---------- Material ----------
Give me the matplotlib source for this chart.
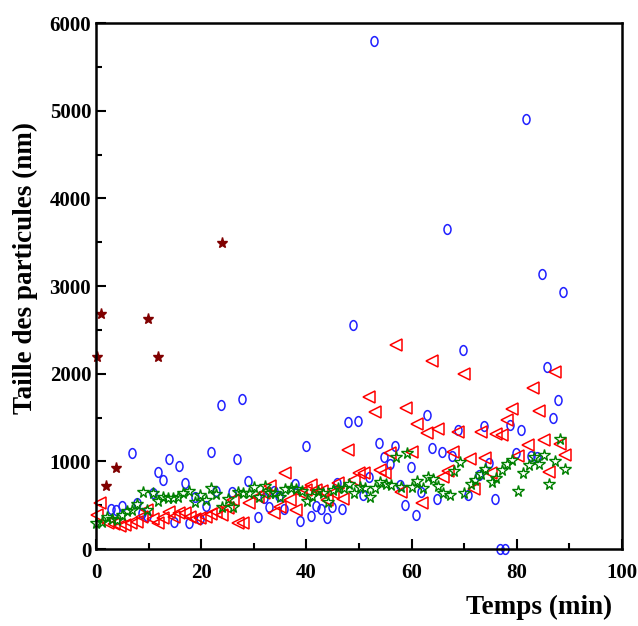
import matplotlib
matplotlib.use('Agg')
import matplotlib.pyplot as plt
from matplotlib.path import Path
from matplotlib.transforms import Affine2D
from matplotlib.ticker import MultipleLocator

# blue circles
t_blue = [2.9, 3.8, 4.9, 6.8, 7.8, 8.7, 9.7, 10.8, 11.8, 12.7, 13.9, 14.8, 15.8, 16.9,
          17.7, 18.8, 19.8, 20.9, 21.9, 22.8, 23.8, 25.9, 26.8, 27.8, 28.9, 30.8, 31.9,
          32.9, 33.8, 34.8, 35.7, 37.8, 38.8, 39.9, 40.9, 41.8, 42.8, 43.9, 44.9, 45.8,
          46.8, 47.9, 48.9, 49.8, 50.8, 51.9, 52.9, 53.8, 54.8, 55.9, 56.8, 57.8, 58.7,
          59.9, 60.8, 61.8, 62.9, 63.9, 64.8, 65.8, 66.7, 67.7, 68.8, 69.8, 70.7, 72.8,
          73.8, 74.7, 75.9, 76.8, 77.8, 78.7, 79.8, 80.8, 81.7, 82.7, 83.8, 84.8, 85.7,
          86.9, 87.8, 88.8]
d_blue = [455, 444, 490, 1093, 524, 410, 376, 638, 877, 786, 1025, 307, 945, 752,
          296, 592, 342, 490, 1105, 661, 1640, 649, 1025, 1708, 774, 364, 581,
          478, 661, 604, 456, 740, 319, 1173, 376, 490, 456, 353, 478, 752,
          456, 1446, 2551, 1458, 615, 820, 5797, 1207, 1048, 968, 1173, 729, 501,
          934, 387, 649, 1526, 1150, 569, 1105, 3656, 1059, 1355, 2266, 615, 843,
          1401, 980, 569, 0, 0, 1412, 1093, 1355, 4909, 1059, 1048, 3143, 2073,
          1492, 1697, 2927]

# red triangles
t_red = [0.2, 0.8, 2.3, 3.4, 4.6, 5.5, 6.7, 7.8, 8.8, 9.7, 10.9, 11.8, 12.8, 13.9,
         14.9, 15.8, 17.0, 17.9, 18.9, 19.8, 21.0, 21.9, 22.9, 23.9, 25.0, 26.0, 26.9,
         27.9, 29.0, 30.7, 31.9, 33.0, 33.8, 34.9, 35.9, 36.8, 38.0, 38.9, 39.9, 40.8,
         41.8, 42.9, 43.9, 45.0, 46.0, 46.9, 47.9, 49.0, 50.0, 51.0, 51.9, 53.1, 54.0,
         55.0, 55.9, 57.1, 58.0, 59.0, 60.1, 61.1, 62.0, 63.0, 63.9, 65.1, 66.0, 67.0,
         67.9, 68.9, 70.0, 71.0, 71.9, 73.1, 74.0, 75.0, 76.1, 77.1, 78.1, 79.0, 80.2,
         82.1, 83.0, 84.2, 85.1, 86.1, 87.2, 88.2, 89.1]
d_red = [387, 524, 296, 285, 262, 273, 296, 308, 364, 444, 342, 296, 353, 421,
         364, 410, 410, 364, 342, 353, 364, 399, 421, 387, 467, 558, 296,
         296, 524, 592, 638, 718, 410, 478, 866, 558, 444, 638, 672, 729,
         672, 661, 558, 638, 752, 569, 1128, 786, 866, 866, 1731, 1560, 900,
         866, 1093, 2323, 649, 1606, 1105, 1424, 524, 1321, 2141, 1367, 820, 888,
         1105, 1333, 1993, 1025, 683, 1333, 1036, 866, 1310, 1298, 1469, 1595, 1059,
         1185, 1834, 1572, 1241, 877, 2016, 1196, 1071]

# green stars
t_green = [0.0, 1.1, 2.1, 3.1, 4.0, 5.0, 5.9, 6.9, 7.8, 9.0, 9.7, 10.9, 11.8, 12.8,
           13.7, 14.7, 15.6, 16.6, 17.6, 18.9, 19.8, 21.0, 21.9, 22.9, 24.0, 25.0, 26.0,
           26.9, 27.9, 29.0, 30.0, 30.9, 32.1, 33.0, 34.0, 34.9, 35.9, 37.0, 38.0, 39.1,
           40.1, 41.0, 42.2, 43.1, 44.1, 45.0, 46.0, 47.1, 48.1, 49.0, 50.2, 51.1, 52.1,
           53.1, 54.0, 55.2, 56.1, 57.1, 58.0, 59.2, 60.1, 61.1, 62.2, 63.2, 64.1, 65.1,
           66.0, 67.2, 68.1, 69.1, 70.0, 71.2, 72.1, 73.1, 74.0, 75.2, 76.1, 77.1, 78.1,
           79.0, 80.2, 81.1, 82.3, 83.2, 84.2, 85.1, 86.1, 87.2, 88.2, 89.1]
d_green = [296, 308, 364, 342, 330, 387, 433, 444, 513, 649, 444, 638, 547, 592,
           581, 581, 592, 638, 661, 535, 615, 558, 695, 626, 478, 569, 478,
           649, 638, 638, 706, 592, 718, 638, 638, 592, 683, 695, 683, 661,
           547, 604, 661, 638, 535, 672, 695, 695, 740, 638, 706, 695, 592,
           695, 763, 740, 729, 1048, 706, 1093, 706, 774, 695, 820, 797, 718,
           638, 615, 888, 991, 638, 740, 786, 854, 911, 763, 809, 900, 968,
           1014, 661, 866, 957, 1048, 968, 1071, 740, 1002, 1253, 911]

# dark red filled stars
t_dark = [0.2, 1.0, 1.9, 3.8, 9.9, 11.8, 23.9]
d_dark = [2187, 2677, 718, 922, 2620, 2187, 3497]

plt.rcParams['font.family'] = 'Liberation Serif'
plt.rcParams['font.weight'] = 'bold'

ellipse = Path.unit_circle().transformed(Affine2D().scale(0.72, 1.0))

fig = plt.figure(figsize=(6.38, 6.26), dpi=100)
ax = fig.add_axes([0.1505, 0.123, 0.8245, 0.84])

ax.plot(t_blue, d_blue, linestyle='none', marker=ellipse, markersize=7,
        markerfacecolor='none', markeredgecolor='#2020ff', markeredgewidth=1.1, clip_on=False)
ax.plot(t_red, d_red, linestyle='none', marker='<', markersize=9,
        markerfacecolor='none', markeredgecolor='#ff0000', markeredgewidth=1.1, clip_on=False)
ax.plot(t_green, d_green, linestyle='none', marker='*', markersize=8.5,
        markerfacecolor='none', markeredgecolor='#008000', markeredgewidth=1.0, clip_on=False)
ax.plot(t_dark, d_dark, linestyle='none', marker='*', markersize=8,
        markerfacecolor='#800000', markeredgecolor='#800000', clip_on=False)

ax.set_xlim(0, 100)
ax.set_ylim(0, 6000)
ax.xaxis.set_major_locator(MultipleLocator(20))
ax.xaxis.set_minor_locator(MultipleLocator(10))
ax.yaxis.set_major_locator(MultipleLocator(1000))
ax.yaxis.set_minor_locator(MultipleLocator(500))
ax.tick_params(which='both', direction='in', top=False, right=False, width=1.5, labelsize=15)
ax.tick_params(which='major', length=7)
ax.tick_params(axis='x', which='major', pad=10)
ax.tick_params(which='minor', length=4)
for s in ax.spines.values():
    s.set_linewidth(1.8)

ax.set_xlabel('Temps (min)', fontsize=19.5, fontweight='bold')
ax.xaxis.set_label_coords(0.842, -0.087)
ax.set_ylabel('Taille des particules (nm)', fontsize=19.5, fontweight='bold')
ax.yaxis.set_label_coords(-0.11, 0.535)

fig.savefig('out.png', dpi=100)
----------
* What this task involves *
All of the lines above should be retyped precisely, apart from the pictures.

* Result of the exercise *
Give me the matplotlib source for this chart.
import matplotlib
matplotlib.use('Agg')
import matplotlib.pyplot as plt
from matplotlib.path import Path
from matplotlib.transforms import Affine2D
from matplotlib.ticker import MultipleLocator

# blue circles
t_blue = [2.9, 3.8, 4.9, 6.8, 7.8, 8.7, 9.7, 10.8, 11.8, 12.7, 13.9, 14.8, 15.8, 16.9,
          17.7, 18.8, 19.8, 20.9, 21.9, 22.8, 23.8, 25.9, 26.8, 27.8, 28.9, 30.8, 31.9,
          32.9, 33.8, 34.8, 35.7, 37.8, 38.8, 39.9, 40.9, 41.8, 42.8, 43.9, 44.9, 45.8,
          46.8, 47.9, 48.9, 49.8, 50.8, 51.9, 52.9, 53.8, 54.8, 55.9, 56.8, 57.8, 58.7,
          59.9, 60.8, 61.8, 62.9, 63.9, 64.8, 65.8, 66.7, 67.7, 68.8, 69.8, 70.7, 72.8,
          73.8, 74.7, 75.9, 76.8, 77.8, 78.7, 79.8, 80.8, 81.7, 82.7, 83.8, 84.8, 85.7,
          86.9, 87.8, 88.8]
d_blue = [455, 444, 490, 1093, 524, 410, 376, 638, 877, 786, 1025, 307, 945, 752,
          296, 592, 342, 490, 1105, 661, 1640, 649, 1025, 1708, 774, 364, 581,
          478, 661, 604, 456, 740, 319, 1173, 376, 490, 456, 353, 478, 752,
          456, 1446, 2551, 1458, 615, 820, 5797, 1207, 1048, 968, 1173, 729, 501,
          934, 387, 649, 1526, 1150, 569, 1105, 3656, 1059, 1355, 2266, 615, 843,
          1401, 980, 569, 0, 0, 1412, 1093, 1355, 4909, 1059, 1048, 3143, 2073,
          1492, 1697, 2927]

# red triangles
t_red = [0.2, 0.8, 2.3, 3.4, 4.6, 5.5, 6.7, 7.8, 8.8, 9.7, 10.9, 11.8, 12.8, 13.9,
         14.9, 15.8, 17.0, 17.9, 18.9, 19.8, 21.0, 21.9, 22.9, 23.9, 25.0, 26.0, 26.9,
         27.9, 29.0, 30.7, 31.9, 33.0, 33.8, 34.9, 35.9, 36.8, 38.0, 38.9, 39.9, 40.8,
         41.8, 42.9, 43.9, 45.0, 46.0, 46.9, 47.9, 49.0, 50.0, 51.0, 51.9, 53.1, 54.0,
         55.0, 55.9, 57.1, 58.0, 59.0, 60.1, 61.1, 62.0, 63.0, 63.9, 65.1, 66.0, 67.0,
         67.9, 68.9, 70.0, 71.0, 71.9, 73.1, 74.0, 75.0, 76.1, 77.1, 78.1, 79.0, 80.2,
         82.1, 83.0, 84.2, 85.1, 86.1, 87.2, 88.2, 89.1]
d_red = [387, 524, 296, 285, 262, 273, 296, 308, 364, 444, 342, 296, 353, 421,
         364, 410, 410, 364, 342, 353, 364, 399, 421, 387, 467, 558, 296,
         296, 524, 592, 638, 718, 410, 478, 866, 558, 444, 638, 672, 729,
         672, 661, 558, 638, 752, 569, 1128, 786, 866, 866, 1731, 1560, 900,
         866, 1093, 2323, 649, 1606, 1105, 1424, 524, 1321, 2141, 1367, 820, 888,
         1105, 1333, 1993, 1025, 683, 1333, 1036, 866, 1310, 1298, 1469, 1595, 1059,
         1185, 1834, 1572, 1241, 877, 2016, 1196, 1071]

# green stars
t_green = [0.0, 1.1, 2.1, 3.1, 4.0, 5.0, 5.9, 6.9, 7.8, 9.0, 9.7, 10.9, 11.8, 12.8,
           13.7, 14.7, 15.6, 16.6, 17.6, 18.9, 19.8, 21.0, 21.9, 22.9, 24.0, 25.0, 26.0,
           26.9, 27.9, 29.0, 30.0, 30.9, 32.1, 33.0, 34.0, 34.9, 35.9, 37.0, 38.0, 39.1,
           40.1, 41.0, 42.2, 43.1, 44.1, 45.0, 46.0, 47.1, 48.1, 49.0, 50.2, 51.1, 52.1,
           53.1, 54.0, 55.2, 56.1, 57.1, 58.0, 59.2, 60.1, 61.1, 62.2, 63.2, 64.1, 65.1,
           66.0, 67.2, 68.1, 69.1, 70.0, 71.2, 72.1, 73.1, 74.0, 75.2, 76.1, 77.1, 78.1,
           79.0, 80.2, 81.1, 82.3, 83.2, 84.2, 85.1, 86.1, 87.2, 88.2, 89.1]
d_green = [296, 308, 364, 342, 330, 387, 433, 444, 513, 649, 444, 638, 547, 592,
           581, 581, 592, 638, 661, 535, 615, 558, 695, 626, 478, 569, 478,
           649, 638, 638, 706, 592, 718, 638, 638, 592, 683, 695, 683, 661,
           547, 604, 661, 638, 535, 672, 695, 695, 740, 638, 706, 695, 592,
           695, 763, 740, 729, 1048, 706, 1093, 706, 774, 695, 820, 797, 718,
           638, 615, 888, 991, 638, 740, 786, 854, 911, 763, 809, 900, 968,
           1014, 661, 866, 957, 1048, 968, 1071, 740, 1002, 1253, 911]

# dark red filled stars
t_dark = [0.2, 1.0, 1.9, 3.8, 9.9, 11.8, 23.9]
d_dark = [2187, 2677, 718, 922, 2620, 2187, 3497]

plt.rcParams['font.family'] = 'Liberation Serif'
plt.rcParams['font.weight'] = 'bold'

ellipse = Path.unit_circle().transformed(Affine2D().scale(0.72, 1.0))

fig = plt.figure(figsize=(6.38, 6.26), dpi=100)
ax = fig.add_axes([0.1505, 0.123, 0.8245, 0.84])

ax.plot(t_blue, d_blue, linestyle='none', marker=ellipse, markersize=7,
        markerfacecolor='none', markeredgecolor='#2020ff', markeredgewidth=1.1, clip_on=False)
ax.plot(t_red, d_red, linestyle='none', marker='<', markersize=9,
        markerfacecolor='none', markeredgecolor='#ff0000', markeredgewidth=1.1, clip_on=False)
ax.plot(t_green, d_green, linestyle='none', marker='*', markersize=8.5,
        markerfacecolor='none', markeredgecolor='#008000', markeredgewidth=1.0, clip_on=False)
ax.plot(t_dark, d_dark, linestyle='none', marker='*', markersize=8,
        markerfacecolor='#800000', markeredgecolor='#800000', clip_on=False)

ax.set_xlim(0, 100)
ax.set_ylim(0, 6000)
ax.xaxis.set_major_locator(MultipleLocator(20))
ax.xaxis.set_minor_locator(MultipleLocator(10))
ax.yaxis.set_major_locator(MultipleLocator(1000))
ax.yaxis.set_minor_locator(MultipleLocator(500))
ax.tick_params(which='both', direction='in', top=False, right=False, width=1.5, labelsize=15)
ax.tick_params(which='major', length=7)
ax.tick_params(axis='x', which='major', pad=10)
ax.tick_params(which='minor', length=4)
for s in ax.spines.values():
    s.set_linewidth(1.8)

ax.set_xlabel('Temps (min)', fontsize=19.5, fontweight='bold')
ax.xaxis.set_label_coords(0.842, -0.087)
ax.set_ylabel('Taille des particules (nm)', fontsize=19.5, fontweight='bold')
ax.yaxis.set_label_coords(-0.11, 0.535)

fig.savefig('out.png', dpi=100)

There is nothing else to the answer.